People who marry without ideals entering in as part of the contract has few disappointments or troubles. If the woman expects the man simply to provide shelter, food, raiment, and the man expects a good cook, housekeeper and valet, and each fulfills his part of the expectation, there are few other demands.
Tenderness, kindness, attentions are asked for very moderately, and good service brings its own reward. Each understands the situation and has accepted this business arrangement with marriage. So there is no disappointment, no heartache. They get out of their marriage all they had expected. They are not guilty of experiment and folly. They have their quota of common sense and use it. Their ideals are simple and easily attained. Lovers who marry think more of the Ideal than of all else. And if or when the Ideal ceases to remain in the presence of the husband or the wife, then love is gone. In its place sorrow sits.

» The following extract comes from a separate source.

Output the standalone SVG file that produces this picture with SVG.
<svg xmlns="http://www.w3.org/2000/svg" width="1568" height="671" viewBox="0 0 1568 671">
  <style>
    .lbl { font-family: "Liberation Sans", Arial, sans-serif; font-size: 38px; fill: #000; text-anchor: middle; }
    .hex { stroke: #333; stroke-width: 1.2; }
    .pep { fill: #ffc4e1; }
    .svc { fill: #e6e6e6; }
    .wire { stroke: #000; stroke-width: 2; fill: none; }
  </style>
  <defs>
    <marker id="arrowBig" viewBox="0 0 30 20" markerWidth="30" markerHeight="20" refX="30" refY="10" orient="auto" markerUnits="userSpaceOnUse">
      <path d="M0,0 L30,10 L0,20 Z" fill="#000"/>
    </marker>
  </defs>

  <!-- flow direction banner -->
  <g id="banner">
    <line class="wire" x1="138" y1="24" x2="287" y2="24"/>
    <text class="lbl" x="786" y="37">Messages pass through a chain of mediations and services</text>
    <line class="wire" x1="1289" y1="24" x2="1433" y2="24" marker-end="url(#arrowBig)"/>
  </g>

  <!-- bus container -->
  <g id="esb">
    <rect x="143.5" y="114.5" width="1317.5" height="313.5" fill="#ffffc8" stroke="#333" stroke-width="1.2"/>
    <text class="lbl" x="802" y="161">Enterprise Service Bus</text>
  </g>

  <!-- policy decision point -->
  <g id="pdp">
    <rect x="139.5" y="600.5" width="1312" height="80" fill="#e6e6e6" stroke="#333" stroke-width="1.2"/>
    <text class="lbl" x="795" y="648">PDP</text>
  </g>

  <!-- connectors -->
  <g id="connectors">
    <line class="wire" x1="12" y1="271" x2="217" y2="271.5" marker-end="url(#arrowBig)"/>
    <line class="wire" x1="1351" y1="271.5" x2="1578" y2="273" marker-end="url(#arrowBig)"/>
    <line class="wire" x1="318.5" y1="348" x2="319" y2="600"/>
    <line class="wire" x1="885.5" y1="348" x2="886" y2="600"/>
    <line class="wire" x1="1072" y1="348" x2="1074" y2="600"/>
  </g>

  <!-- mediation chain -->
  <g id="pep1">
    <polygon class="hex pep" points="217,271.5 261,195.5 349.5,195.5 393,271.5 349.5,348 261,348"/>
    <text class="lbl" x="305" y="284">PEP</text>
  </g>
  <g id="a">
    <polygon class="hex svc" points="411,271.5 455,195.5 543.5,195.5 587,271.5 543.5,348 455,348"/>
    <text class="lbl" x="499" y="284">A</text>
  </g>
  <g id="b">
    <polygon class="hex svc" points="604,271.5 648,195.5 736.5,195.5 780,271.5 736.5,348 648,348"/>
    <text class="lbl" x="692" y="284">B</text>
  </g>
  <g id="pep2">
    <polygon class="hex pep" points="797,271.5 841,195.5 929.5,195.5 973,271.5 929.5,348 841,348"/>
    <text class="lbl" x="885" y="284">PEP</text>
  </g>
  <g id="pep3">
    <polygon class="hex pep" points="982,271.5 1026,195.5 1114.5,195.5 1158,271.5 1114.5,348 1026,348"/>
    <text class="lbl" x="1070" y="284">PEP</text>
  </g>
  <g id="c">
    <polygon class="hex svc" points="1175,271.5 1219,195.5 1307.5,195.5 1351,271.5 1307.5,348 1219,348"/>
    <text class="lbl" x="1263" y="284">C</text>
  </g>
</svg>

The importance of marriage is on the basis of intellectual friendship, a better business partnership, mutuality in all interests of life. But only a few people know this. We have fixed methods. Nature makes no compulsory laws in this matter of living together. But society has done that. The laws which man makes, man must enforce. What God hath joined together, no man can put asunder. And what God hath not joined together, man is not very successful in combining.

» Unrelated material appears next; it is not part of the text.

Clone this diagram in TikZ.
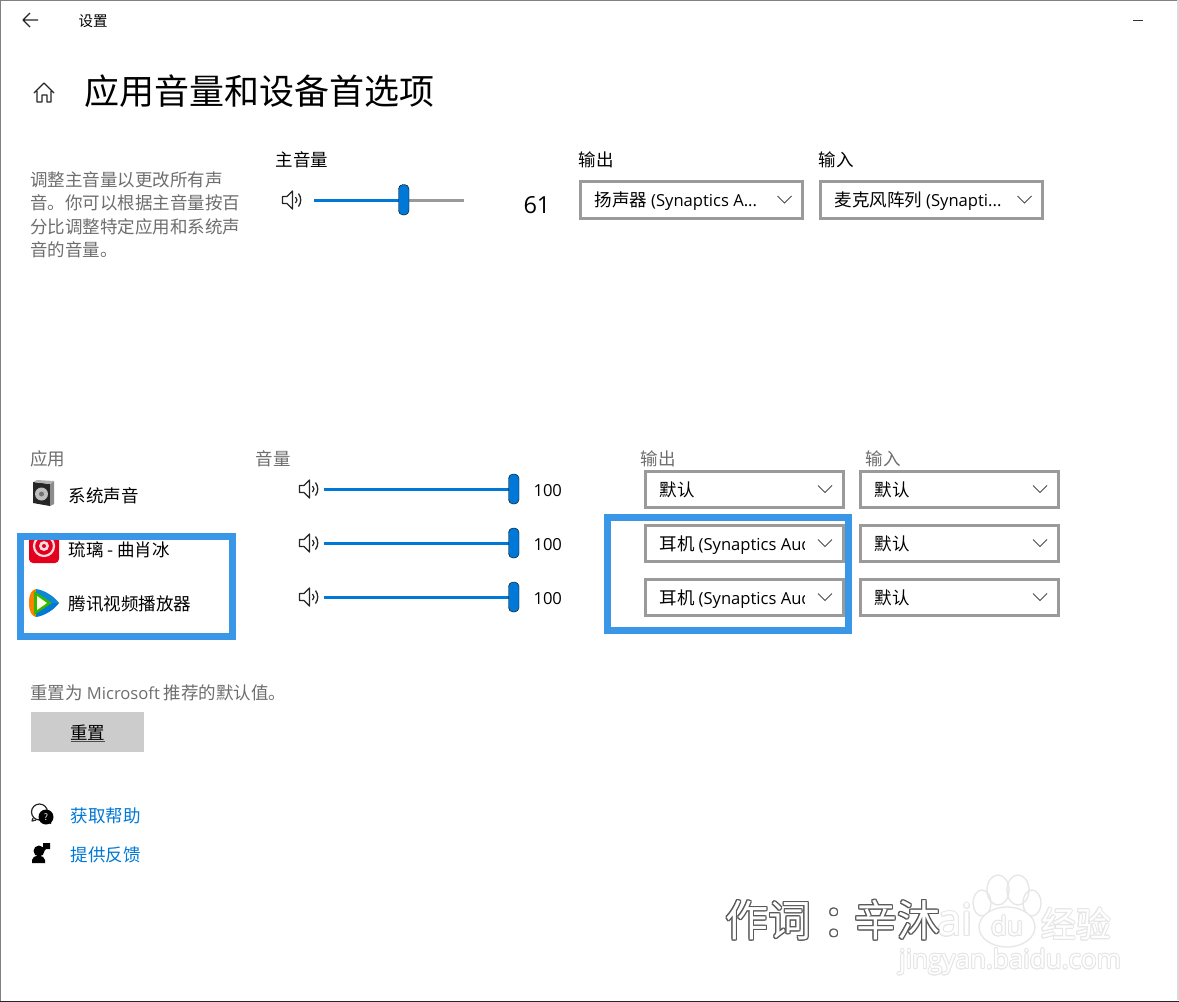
\documentclass[tikz,border=0pt]{standalone}
\usepackage{fontspec}
\setmainfont{Noto Sans CJK SC}
\newfontfamily\lat{Open Sans}
\usetikzlibrary{calc}
\definecolor{winblue}{HTML}{0078D7}
\definecolor{markblue}{HTML}{3A96E6}
\definecolor{boxgrey}{HTML}{9A9A9A}
\definecolor{mutedtext}{HTML}{6E6E6E}
\definecolor{wmgrey}{HTML}{E6E6E6}
\definecolor{neteasered}{HTML}{E2001E}
\newcommand{\fs}[1]{\fontsize{#1}{#1}\selectfont}
\newcommand{\cl}{\lat\fontsize{16.6}{16.6}\selectfont}
\newcommand{\outltext}[3]{% text, stroke colour, radius
  \foreach \a in {0,30,...,330}{\pgfmathsetlengthmacro{\dx}{#3*cos(\a)}\pgfmathsetlengthmacro{\dy}{#3*sin(\a)}%
    \rlap{\kern\dx\raise\dy\hbox{\color{#2}#1}}}%
  \rlap{\color{white}#1}\phantom{#1}}
\tikzset{
  x=1pt,y=-1pt,
  lbl/.style={anchor=west,inner sep=0pt,font=\fs{17.5},xshift=-0.7pt},
  muted/.style={lbl,text=mutedtext},
  combotxt/.style={anchor=base west,inner sep=0pt,font=\fs{17.5}},
  combobox/.style={draw=boxgrey,line width=3pt,fill=white},
  chev/.style={draw=black!70,line width=1pt},
  track/.style={line width=3pt},
  thumb/.style={fill=winblue,rounded corners=4.5pt},
  markframe/.style={draw=markblue,line width=7pt},
  glyph/.style={draw=black!85,line width=1.4pt,line join=round},
  link/.style={lbl,text=winblue},
  wmline/.style={draw=wmgrey,line width=1.3pt},
}
% name, x1,y1,x2,y2,text
\newcommand{\combo}[6]{%
  \draw[combobox] (#2,#3) rectangle (#4,#5);
  \node[combotxt] (#1) at ($(#2,#3)!0.5!(#2,#5)+(14,6.5)$) {#6};
  \fill[white] (#4-38,#3+2) rectangle (#4-2,#5-2);
  \draw[chev] ($(#4,#3)!0.5!(#4,#5)+(-25,-4)$) -- ++(7,7) -- ++(7,-7);
}
\newcommand{\spk}[2]{%
  \begin{scope}[shift={(#1,#2)}]
    \draw[glyph,line width=1.3pt] (-8.5,-3.5) -- (-4,-3.5) -- (1.5,-9) -- (1.5,9) -- (-4,3.5) -- (-8.5,3.5) -- cycle;
    \draw[glyph,line width=1.3pt] (4.5,-3) .. controls (6.5,-1) and (6.5,1) .. (4.5,3);
    \draw[glyph,line width=1.3pt] (7.5,-6.5) .. controls (10.5,-2) and (10.5,2) .. (7.5,6.5);
  \end{scope}}
\newcommand{\slider}[4]{%
  \draw[track,boxgrey] (#1,#3) -- (#2,#3);
  \draw[track,winblue] (#1,#3) -- (#4,#3);
}
\begin{document}
\begin{tikzpicture}
\useasboundingbox (0,0) rectangle (1179,1002);
\fill[white] (0,0) rectangle (1179,1002);
% window edges
\draw[draw=gray,line width=1.5pt] (0.5,0) -- (0.5,1002);
\draw[draw=gray,line width=1pt] (0,0.5) -- (1179,0.5);
\draw[draw=black!15,line width=2pt] (1177.5,0) -- (1177.5,1000);
\draw[draw=black!85,line width=1.5pt] (0,1001.3) -- (1179,1001.3);
% title bar
\draw[glyph,line width=1.2pt] (23,20) -- (38,20) (30,13) -- (23,20) -- (30,27);
\node[lbl,font=\fs{14.5}] (settings) at (79,21.5) {设置};
\draw[black!80,line width=1pt] (1133,20.5) -- (1143,20.5);
% heading
\draw[glyph] (34,93) -- (44,83) -- (54,93) (37,91) -- (37,102) -- (42,102) -- (42,95) -- (47,95) -- (47,102) -- (51,102) -- (51,91);
\node[lbl,font=\fs{35}] (title) at (85,91) {应用音量和设备首选项};
% description
\node[muted] (d1) at (31,180) {调整主音量以更改所有声};
\node[muted] (d2) at (31,203) {音。你可以根据主音量按百};
\node[muted] (d3) at (31,227) {分比调整特定应用和系统声};
\node[muted] (d4) at (31,250) {音的音量。};
% master
\node[lbl] (master) at (276,160) {主音量};
\spk{291}{200}
\slider{314}{464}{200}{404}
\draw[thumb] (398.5,184.5) rectangle (409,215);
\node[lbl,font=\lat\fs{23.5}] (vol) at (524,205) {61};
\node[lbl] (outh) at (579,160) {输出};
\node[lbl] (inh) at (819,160) {输入};
\combo{c1}{580.5}{181.5}{802.5}{218.5}{扬声器 {\cl (Synaptics A...}}
\combo{c2}{820.5}{181.5}{1042.5}{218.5}{麦克风阵列 {\cl (Synapti...}}
% table headers
\node[muted] (happ) at (31,459) {应用};
\node[muted] (hvol) at (256,459) {音量};
\node[muted] (hout) at (641,459) {输出};
\node[muted] (hin) at (866,459) {输入};
% system sounds icon
\fill[black!85] (33,482) -- (50,484) -- (50,506) -- (33,503) -- cycle;
\fill[black!45] (50,484) -- (54,481) -- (54,504) -- (50,506) -- cycle;
\fill[black!30] (33,482) -- (37,480) -- (54,481) -- (50,484) -- cycle;
\fill[black!25] (41.5,494) circle (6.5);
\fill[black!55] (41.5,494) circle (2.5);
\node[lbl] (a1) at (69,495.5) {系统声音};
% clipped row
\begin{scope}
  \clip (24,540) rectangle (230,633);
  \fill[neteasered,rounded corners=4pt] (29,530) rectangle (59,563);
  \draw[white!85!neteasered,line width=2.2pt] (44,546) circle (10);
  \fill[white!85!neteasered] (44,546) circle (5);
  \fill[neteasered] (44,546) circle (2);
  \node[lbl] (a2) at (69,550) {琉璃 - 曲肖冰};
\end{scope}
% video player icon
\fill[orange] (29,603) .. controls (29,593) and (32,590) .. (36,589) -- (36,617) .. controls (32,616) and (29,612) .. (29,603) -- cycle;
\fill[cyan!70!blue] (36,589) .. controls (44,590) and (54,596) .. (59,603) -- (48,603) -- (36,595) -- cycle;
\fill[winblue] (36,617) .. controls (44,616) and (54,610) .. (59,603) -- (48,603) -- (36,611) -- cycle;
\fill[green!65!black!80!yellow] (34,591) -- (52,603) -- (34,615) -- cycle;
\fill[white!90!yellow] (37,596) -- (47,603) -- (37,610) -- cycle;
\node[lbl] (a3) at (69,604) {腾讯视频播放器};
% app sliders
\foreach \y [count=\i] in {489,543,597}{
  \spk{308}{\y}
  \slider{324}{514}{\y}{514}
  \draw[thumb] (508.5,\y-15) rectangle (519,\y+15);
  \node[lbl,font=\lat\fs{16.6}] (n\i) at (534,\y+2) {100};
}
% app combos
\combo{o1}{645.5}{471.5}{843}{507.5}{默认}
\combo{i1}{860.5}{471.5}{1058}{507.5}{默认}
\combo{o2}{645.5}{525.5}{843}{561.5}{耳机 {\cl (Synaptics Audio}}
\combo{i2}{860.5}{525.5}{1058}{561.5}{默认}
\combo{o3}{645.5}{579.5}{843}{615.5}{耳机 {\cl (Synaptics Audio}}
\combo{i3}{860.5}{579.5}{1058}{615.5}{默认}
% highlight frames
\draw[markframe] (20.5,536.5) rectangle (232.5,636.5);
\draw[markframe] (607,517.5) rectangle (848,630);
% reset
\node[muted] (resettxt) at (31,693) {重置为 {\cl Microsoft} 推荐的默认值。};
\fill[black!20] (31,712) rectangle (144,752);
\node[inner sep=0pt,font=\fs{17.5}] (resetbtn) at (87.5,732.5) {重置};
\draw[black!70,line width=0.7pt] (71,741.5) -- (105,741.5);
% help icons
\draw[glyph,line width=1.2pt] (33,818) -- (32,821) -- (36,820);
\draw[glyph,line width=1.2pt,fill=white] (39.5,812) circle (8);
\fill[black] (46,817) circle (7.5);
\fill[black] (47,822) -- (51,824) -- (51,819) -- cycle;
\node[text=white,inner sep=0pt,font=\fs{9}] (q) at (46,817) {?};
\node[link] (help) at (71,815.5) {获取帮助};
\fill[black] (39,851) circle (5.5);
\fill[black] (32,863) -- (32,860) .. controls (32,857) and (35,856) .. (38.5,856) .. controls (42,856) and (45,857) .. (45,860) -- (45,863) -- cycle;
\fill[black] (43,843) rectangle (50,849) (43,849) -- (43,852) -- (46,849) -- cycle;
\node[link] (feedback) at (71,854.5) {提供反馈};
% watermark
\draw[wmline] (998,890) ellipse (11 and 15);
\draw[wmline] (1018,890) ellipse (11 and 15);
\draw[wmline] (982,903) ellipse (9 and 13);
\draw[wmline] (1032,903) ellipse (9 and 13);
\draw[wmline,fill=white] (1007,927) ellipse (28 and 20);
\node[inner sep=0pt,font=\lat\fs{44}] (wmai) at (955,920) {\outltext{ai}{wmgrey}{1}};
\node[inner sep=0pt,font=\lat\fs{26}] (wmdu) at (1007,926) {\outltext{du}{wmgrey}{1}};
\node[inner sep=0pt,font=\fs{35}] (wmjy) at (1076,924) {\outltext{经验}{wmgrey}{1}};
\node[inner sep=0pt,font=\lat\fs{26}] (wmurl) at (1010,962) {\outltext{jingyan.baidu.com}{wmgrey}{0.9}};
\node[anchor=west,inner sep=0pt,font=\fs{43}] (credit) at (725,920) {\outltext{作词\kern12pt：\kern-12pt辛沐}{black!65}{1.1}};
\end{tikzpicture}
\end{document}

Woman have been demonetized, taking away from her the natural strength, courage, and independence that belong to the mother; and made of her a slave, under which condition she does not thrive. And neither does man thrive in being master, for the chain that holds the one is fastened to the wrist of the other.
Were it possible for men and women when they marry to realize that they own nothing more in "rights" after marriage than they did before, and would make no demands upon each other, marriage would not be a failure even with its present accepted meaning. A woman must make herself economically free, find work that exercises her body and her mind, and most of the cause of discord, unrest, and unhappiness will have disappeared.